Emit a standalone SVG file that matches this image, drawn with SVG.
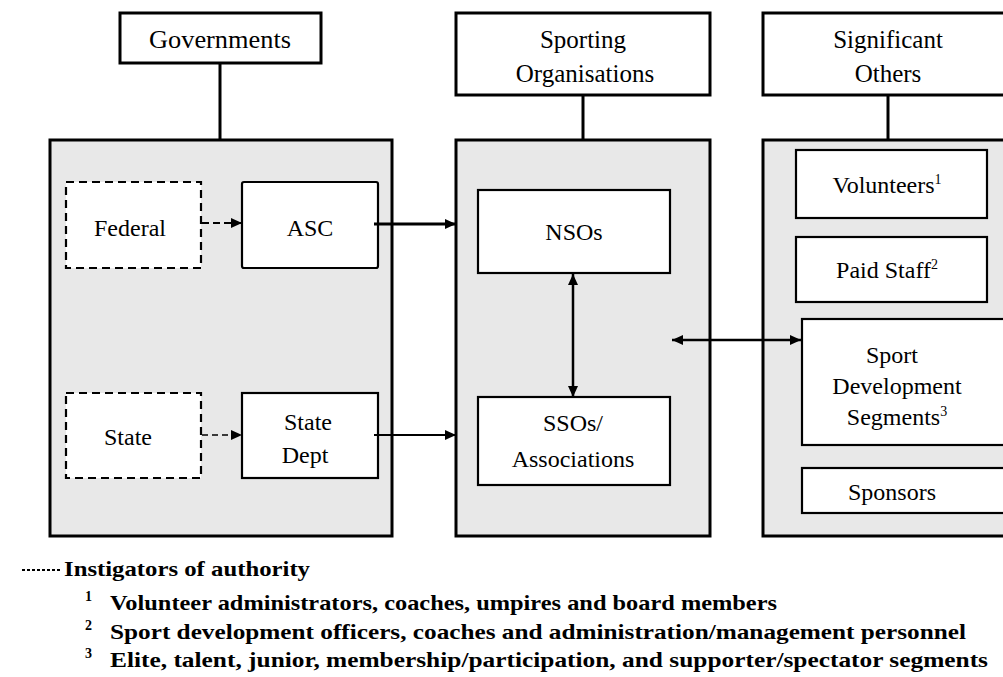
<svg xmlns="http://www.w3.org/2000/svg" width="1003" height="677" viewBox="0 0 1003 677">
  <style>
    text { font-family: "Liberation Serif", "Times New Roman", serif; fill: #000; }
    .title { font-size: 25px; text-anchor: middle; }
    .label { font-size: 24px; text-anchor: middle; }
    .note { font-size: 21px; font-weight: bold; }
    .num { font-size: 14px; font-weight: bold; }
    .head { fill: #fff; stroke: #000; stroke-width: 3; }
    .panel { fill: #e8e8e8; stroke: #000; stroke-width: 3; }
    .box { fill: #fff; stroke: #000; stroke-width: 2.2; }
    .dash { fill: #fff; stroke: #000; stroke-width: 2.2; stroke-dasharray: 8 5; }
    .link { stroke: #000; fill: none; }
  </style>
  <defs>
    <marker id="tip" markerUnits="userSpaceOnUse" markerWidth="12" markerHeight="12" refX="11" refY="6" orient="auto">
      <path d="M0,1 L11,6 L0,11 Z" fill="#000"/>
    </marker>
    <marker id="tail" markerUnits="userSpaceOnUse" markerWidth="12" markerHeight="12" refX="1" refY="6" orient="auto">
      <path d="M12,1 L1,6 L12,11 Z" fill="#000"/>
    </marker>
  </defs>

  <rect width="1003" height="677" fill="#fff"/>

  <!-- Governments -->
  <g id="governments">
    <rect class="head" x="120" y="13" width="201" height="50"/>
    <text class="title" x="220" y="48" textLength="142" lengthAdjust="spacingAndGlyphs">Governments</text>
  </g>
  <g id="gov-panel">
    <rect class="panel" x="50" y="140" width="342" height="396"/>
  </g>
  <g id="federal">
    <rect class="dash" x="66" y="182" width="135" height="86"/>
    <text class="label" x="130" y="236">Federal</text>
  </g>
  <g id="asc">
    <rect class="box" x="242" y="182" width="136" height="86" rx="2"/>
    <text class="label" x="310" y="236">ASC</text>
  </g>
  <g id="state">
    <rect class="dash" x="66" y="393" width="135" height="85"/>
    <text class="label" x="128" y="445">State</text>
  </g>
  <g id="state-dept">
    <rect class="box" x="242" y="393" width="136" height="85"/>
    <text class="label" x="308" y="430">State</text>
    <text class="label" x="305" y="463">Dept</text>
  </g>

  <!-- Sporting Organisations -->
  <g id="sporting">
    <rect class="head" x="456" y="13" width="254" height="82"/>
    <text class="title" x="583" y="48">Sporting</text>
    <text class="title" x="585" y="82">Organisations</text>
  </g>
  <g id="sport-panel">
    <rect class="panel" x="456" y="140" width="254" height="396"/>
  </g>
  <g id="nsos">
    <rect class="box" x="478" y="190" width="192" height="83"/>
    <text class="label" x="574" y="240">NSOs</text>
  </g>
  <g id="ssos">
    <rect class="box" x="478" y="397" width="192" height="88"/>
    <text class="label" x="573" y="431">SSOs/</text>
    <text class="label" x="573" y="467">Associations</text>
  </g>

  <!-- Significant Others -->
  <g id="significant">
    <rect class="head" x="763" y="13" width="260" height="82"/>
    <text class="title" x="888" y="48">Significant</text>
    <text class="title" x="888" y="82">Others</text>
  </g>
  <g id="others-panel">
    <rect class="panel" x="763" y="140" width="260" height="396"/>
  </g>
  <g id="volunteers">
    <rect class="box" x="796" y="150" width="191" height="68"/>
    <text class="label" x="887" y="193">Volunteers<tspan font-size="14" dy="-9">1</tspan></text>
  </g>
  <g id="paid-staff">
    <rect class="box" x="796" y="237" width="191" height="65"/>
    <text class="label" x="887" y="278">Paid Staff<tspan font-size="14" dy="-9">2</tspan></text>
  </g>
  <g id="segments">
    <rect class="box" x="802" y="319" width="220" height="126"/>
    <text class="label" x="892" y="363">Sport</text>
    <text class="label" x="897" y="394">Development</text>
    <text class="label" x="897" y="425">Segments<tspan font-size="14" dy="-9">3</tspan></text>
  </g>
  <g id="sponsors">
    <rect class="box" x="802" y="468" width="220" height="45"/>
    <text class="label" x="892" y="500">Sponsors</text>
  </g>

  <!-- Connectors -->
  <g id="connectors">
    <line class="link" x1="220" y1="63" x2="220" y2="140" stroke-width="3"/>
    <line class="link" x1="583" y1="95" x2="583" y2="140" stroke-width="3"/>
    <line class="link" x1="888" y1="95" x2="888" y2="140" stroke-width="3"/>
    <line class="link" x1="202" y1="223" x2="242" y2="223" stroke-width="2.2" stroke-dasharray="7 4" marker-end="url(#tip)"/>
    <line class="link" x1="202" y1="435" x2="242" y2="435" stroke-width="1.5" stroke-dasharray="6 4" marker-end="url(#tip)"/>
    <line class="link" x1="374" y1="224" x2="456" y2="224" stroke-width="3" marker-end="url(#tip)"/>
    <line class="link" x1="374" y1="435" x2="456" y2="435" stroke-width="2" marker-end="url(#tip)"/>
    <line class="link" x1="573" y1="274" x2="573" y2="397" stroke-width="2.5" marker-start="url(#tail)" marker-end="url(#tip)"/>
    <line class="link" x1="672" y1="340" x2="801" y2="340" stroke-width="2.5" marker-start="url(#tail)" marker-end="url(#tip)"/>
  </g>

  <!-- Legend and footnotes -->
  <g id="notes">
    <line x1="22" y1="570" x2="61" y2="570" stroke="#000" stroke-width="1.8" stroke-dasharray="3 2"/>
    <text class="note" x="64" y="576" textLength="246" lengthAdjust="spacingAndGlyphs">Instigators of authority</text>
    <text class="num" x="85" y="601">1</text>
    <text class="note" x="110" y="610" textLength="667" lengthAdjust="spacingAndGlyphs">Volunteer administrators, coaches, umpires and board members</text>
    <text class="num" x="85" y="630">2</text>
    <text class="note" x="110" y="639" textLength="856" lengthAdjust="spacingAndGlyphs">Sport development officers, coaches and administration/management personnel</text>
    <text class="num" x="85" y="658">3</text>
    <text class="note" x="110" y="667" textLength="878" lengthAdjust="spacingAndGlyphs">Elite, talent, junior, membership/participation, and supporter/spectator segments</text>
  </g>
</svg>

→ Given problem
Repeat the data exactly, dropping every picture it holds.

→ Finished answer
Emit a standalone SVG file that matches this image, drawn with SVG.
<svg xmlns="http://www.w3.org/2000/svg" width="1003" height="677" viewBox="0 0 1003 677">
  <style>
    text { font-family: "Liberation Serif", "Times New Roman", serif; fill: #000; }
    .title { font-size: 25px; text-anchor: middle; }
    .label { font-size: 24px; text-anchor: middle; }
    .note { font-size: 21px; font-weight: bold; }
    .num { font-size: 14px; font-weight: bold; }
    .head { fill: #fff; stroke: #000; stroke-width: 3; }
    .panel { fill: #e8e8e8; stroke: #000; stroke-width: 3; }
    .box { fill: #fff; stroke: #000; stroke-width: 2.2; }
    .dash { fill: #fff; stroke: #000; stroke-width: 2.2; stroke-dasharray: 8 5; }
    .link { stroke: #000; fill: none; }
  </style>
  <defs>
    <marker id="tip" markerUnits="userSpaceOnUse" markerWidth="12" markerHeight="12" refX="11" refY="6" orient="auto">
      <path d="M0,1 L11,6 L0,11 Z" fill="#000"/>
    </marker>
    <marker id="tail" markerUnits="userSpaceOnUse" markerWidth="12" markerHeight="12" refX="1" refY="6" orient="auto">
      <path d="M12,1 L1,6 L12,11 Z" fill="#000"/>
    </marker>
  </defs>

  <rect width="1003" height="677" fill="#fff"/>

  <!-- Governments -->
  <g id="governments">
    <rect class="head" x="120" y="13" width="201" height="50"/>
    <text class="title" x="220" y="48" textLength="142" lengthAdjust="spacingAndGlyphs">Governments</text>
  </g>
  <g id="gov-panel">
    <rect class="panel" x="50" y="140" width="342" height="396"/>
  </g>
  <g id="federal">
    <rect class="dash" x="66" y="182" width="135" height="86"/>
    <text class="label" x="130" y="236">Federal</text>
  </g>
  <g id="asc">
    <rect class="box" x="242" y="182" width="136" height="86" rx="2"/>
    <text class="label" x="310" y="236">ASC</text>
  </g>
  <g id="state">
    <rect class="dash" x="66" y="393" width="135" height="85"/>
    <text class="label" x="128" y="445">State</text>
  </g>
  <g id="state-dept">
    <rect class="box" x="242" y="393" width="136" height="85"/>
    <text class="label" x="308" y="430">State</text>
    <text class="label" x="305" y="463">Dept</text>
  </g>

  <!-- Sporting Organisations -->
  <g id="sporting">
    <rect class="head" x="456" y="13" width="254" height="82"/>
    <text class="title" x="583" y="48">Sporting</text>
    <text class="title" x="585" y="82">Organisations</text>
  </g>
  <g id="sport-panel">
    <rect class="panel" x="456" y="140" width="254" height="396"/>
  </g>
  <g id="nsos">
    <rect class="box" x="478" y="190" width="192" height="83"/>
    <text class="label" x="574" y="240">NSOs</text>
  </g>
  <g id="ssos">
    <rect class="box" x="478" y="397" width="192" height="88"/>
    <text class="label" x="573" y="431">SSOs/</text>
    <text class="label" x="573" y="467">Associations</text>
  </g>

  <!-- Significant Others -->
  <g id="significant">
    <rect class="head" x="763" y="13" width="260" height="82"/>
    <text class="title" x="888" y="48">Significant</text>
    <text class="title" x="888" y="82">Others</text>
  </g>
  <g id="others-panel">
    <rect class="panel" x="763" y="140" width="260" height="396"/>
  </g>
  <g id="volunteers">
    <rect class="box" x="796" y="150" width="191" height="68"/>
    <text class="label" x="887" y="193">Volunteers<tspan font-size="14" dy="-9">1</tspan></text>
  </g>
  <g id="paid-staff">
    <rect class="box" x="796" y="237" width="191" height="65"/>
    <text class="label" x="887" y="278">Paid Staff<tspan font-size="14" dy="-9">2</tspan></text>
  </g>
  <g id="segments">
    <rect class="box" x="802" y="319" width="220" height="126"/>
    <text class="label" x="892" y="363">Sport</text>
    <text class="label" x="897" y="394">Development</text>
    <text class="label" x="897" y="425">Segments<tspan font-size="14" dy="-9">3</tspan></text>
  </g>
  <g id="sponsors">
    <rect class="box" x="802" y="468" width="220" height="45"/>
    <text class="label" x="892" y="500">Sponsors</text>
  </g>

  <!-- Connectors -->
  <g id="connectors">
    <line class="link" x1="220" y1="63" x2="220" y2="140" stroke-width="3"/>
    <line class="link" x1="583" y1="95" x2="583" y2="140" stroke-width="3"/>
    <line class="link" x1="888" y1="95" x2="888" y2="140" stroke-width="3"/>
    <line class="link" x1="202" y1="223" x2="242" y2="223" stroke-width="2.2" stroke-dasharray="7 4" marker-end="url(#tip)"/>
    <line class="link" x1="202" y1="435" x2="242" y2="435" stroke-width="1.5" stroke-dasharray="6 4" marker-end="url(#tip)"/>
    <line class="link" x1="374" y1="224" x2="456" y2="224" stroke-width="3" marker-end="url(#tip)"/>
    <line class="link" x1="374" y1="435" x2="456" y2="435" stroke-width="2" marker-end="url(#tip)"/>
    <line class="link" x1="573" y1="274" x2="573" y2="397" stroke-width="2.5" marker-start="url(#tail)" marker-end="url(#tip)"/>
    <line class="link" x1="672" y1="340" x2="801" y2="340" stroke-width="2.5" marker-start="url(#tail)" marker-end="url(#tip)"/>
  </g>

  <!-- Legend and footnotes -->
  <g id="notes">
    <line x1="22" y1="570" x2="61" y2="570" stroke="#000" stroke-width="1.8" stroke-dasharray="3 2"/>
    <text class="note" x="64" y="576" textLength="246" lengthAdjust="spacingAndGlyphs">Instigators of authority</text>
    <text class="num" x="85" y="601">1</text>
    <text class="note" x="110" y="610" textLength="667" lengthAdjust="spacingAndGlyphs">Volunteer administrators, coaches, umpires and board members</text>
    <text class="num" x="85" y="630">2</text>
    <text class="note" x="110" y="639" textLength="856" lengthAdjust="spacingAndGlyphs">Sport development officers, coaches and administration/management personnel</text>
    <text class="num" x="85" y="658">3</text>
    <text class="note" x="110" y="667" textLength="878" lengthAdjust="spacingAndGlyphs">Elite, talent, junior, membership/participation, and supporter/spectator segments</text>
  </g>
</svg>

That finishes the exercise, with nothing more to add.